I then managed to dovetail myself into a tour that was being organized for a group of distributors from out of state. I stayed at the back and chatted it up with the owner about distribution in Colorado and Texas, the current challenges of expansion, and even craft brewing documentaries currently on Netflix. We even tasted beer right off of the canning line.

All in all, I had a great time at The Santa Fe Brewing Company. The staff was friendly, the patrons were so generous and fun to talk to, the atmosphere was upbeat and down to earth, and for me…the Hefeweizen was outstanding. And I didn’t even get to play foosball 😡⚽️!

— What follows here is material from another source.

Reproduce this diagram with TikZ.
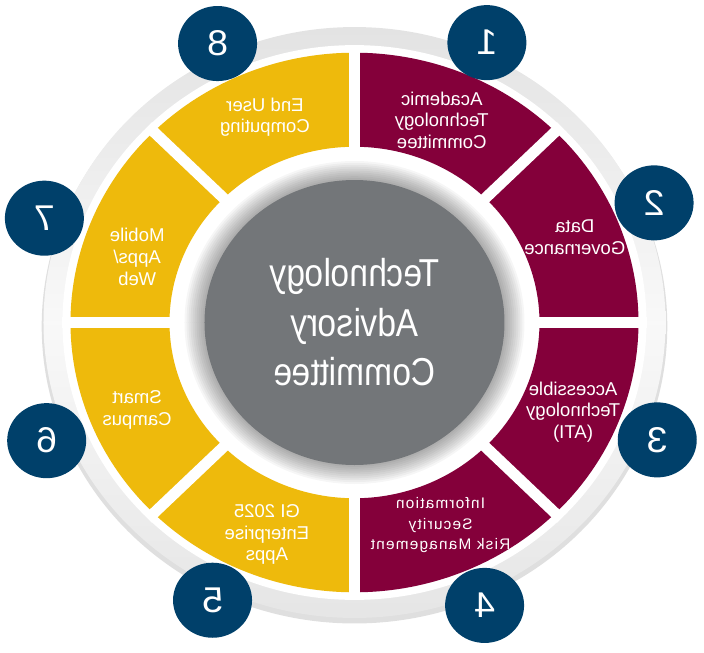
\documentclass[tikz,border=0pt]{standalone}
\usepackage{fontspec}
\setmainfont{Liberation Sans}
\usepackage{tikz}
\definecolor{tacmaroon}{RGB}{132,0,58}
\definecolor{tacgold}{RGB}{238,186,12}
\definecolor{tacgray}{RGB}{115,118,121}
\definecolor{tacnavy}{RGB}{0,64,106}
\tikzset{mirrored/.style={xscale=-1},
  badge/.style={circle, fill=tacnavy, text=white, minimum size=1.975cm, inner sep=0pt,
    font=\fontsize{26.8}{26.8}\selectfont, mirrored, yscale=0.95},
  seglabel/.style={text=white, align=center, font=\fontsize{13.2}{15.4}\selectfont, mirrored},
  smalllabel/.style={seglabel, font=\fontsize{10.9}{14.8}\selectfont\addfontfeature{LetterSpace=8}},
  hublabel/.style={text=white, align=center, font=\fontsize{27.7}{35.2}\selectfont, xscale=-0.86}}

\begin{document}
\begin{tikzpicture}[xscale=-1, yscale=0.95]
      \useasboundingbox (-8.7375, -8.697) rectangle (8.8625, 8.487);
      \fill [gray!25] (0, -0.1) circle [radius=7.82];
      \shade [top color=gray!22, bottom color=gray!20, middle color=gray!5] (0, 0) circle [radius=7.775];
      \fill [white] (0, 0) circle [radius=7.3];
      \foreach \i/\col in {1/tacmaroon, 2/tacmaroon, 3/tacmaroon, 4/tacmaroon, 5/tacgold, 6/tacgold, 7/tacgold, 8/tacgold}
        \fill [\col] (45*\i+45:4.625) arc (45*\i+45:45*\i+90:4.625) -- (45*\i+90:7.1) arc (45*\i+90:45*\i+45:7.1) -- cycle;
      \foreach \a in {0, 45, ..., 315}
        \draw [white, line width=0.275cm] (\a:4.4) -- (\a:7.3);
      \foreach \k in {1, ..., 10}
        \fill [black, opacity=0.035] (0, 0) circle [radius=3.75+0.05*\k];
      \fill [tacgray] (0, 0) circle [radius=3.75];

      \node [hublabel] (hub) at (0, 0) {Technology\\Advisory\\Committee};

      \node [seglabel] (s1) at (112.3:5.75) {Academic\\Technology\\Committee};
      \node [seglabel] (s2) at (157.8:5.95) {Data\\Governance};
      \node [seglabel] (s3) at (203.3:5.95) {Accessible\\Technology\\(ATI)};
      \node [smalllabel] (s4) at (248:5.75) {Information\\Security\\Risk Management};
      \node [seglabel] (s5) at (291.4:6.0) {GI 2025\\Enterprise\\Apps};
      \node [seglabel] (s6) at (337.1:5.9) {Smart\\Campus};
      \node [seglabel] (s7) at (17.6:5.7) {Mobile\\Apps/\\Web};
      \node [seglabel] (s8) at (67.5:5.85) {End User\\Computing};

      \foreach \n/\a/\r in {1/114.2/8.075, 2/157.2/8.125, 3/202.2/8.175, 4/246.4/8.125,
                            5/295.9/8.125, 6/338/8.3, 7/19.5/8.225, 8/65/8.1}
        \node [badge] (b\n) at (\a:\r) {\n};
    \end{tikzpicture}
\end{document}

On a side note, there are craft breweries popping up all across the U.S., and in some very unlikely areas, mainly wharehouse districts and industrial areas. Some of these areas might scare the beer snob away, but these are some of the best new breweries that are up and coming. For example We met up with a family member in Los Angeles, CA at Golden Road Brewing. It felt like we made a wrong turn it was so industrial, but once we found it we thoroughly enjoyed it. Upslope Brewing Company is a smaller craft brewery in the industrial part of east Boulder, CO. One of our favorites, hands down was the Kona Brewing Company. Even though this larger scale brewery with restaurant makes it feel like your sitting outside any normal restaurant with many different beer choices, it as well is a bit off the beaten path to get to in a wharehouse area, but once you’re there you don’t think about it, and you’re in Hawaii of all places. Welcome to the new art of craft breweries, it’s an exciting time to be a beer fan. Don’t blink or you’ll most surely miss one!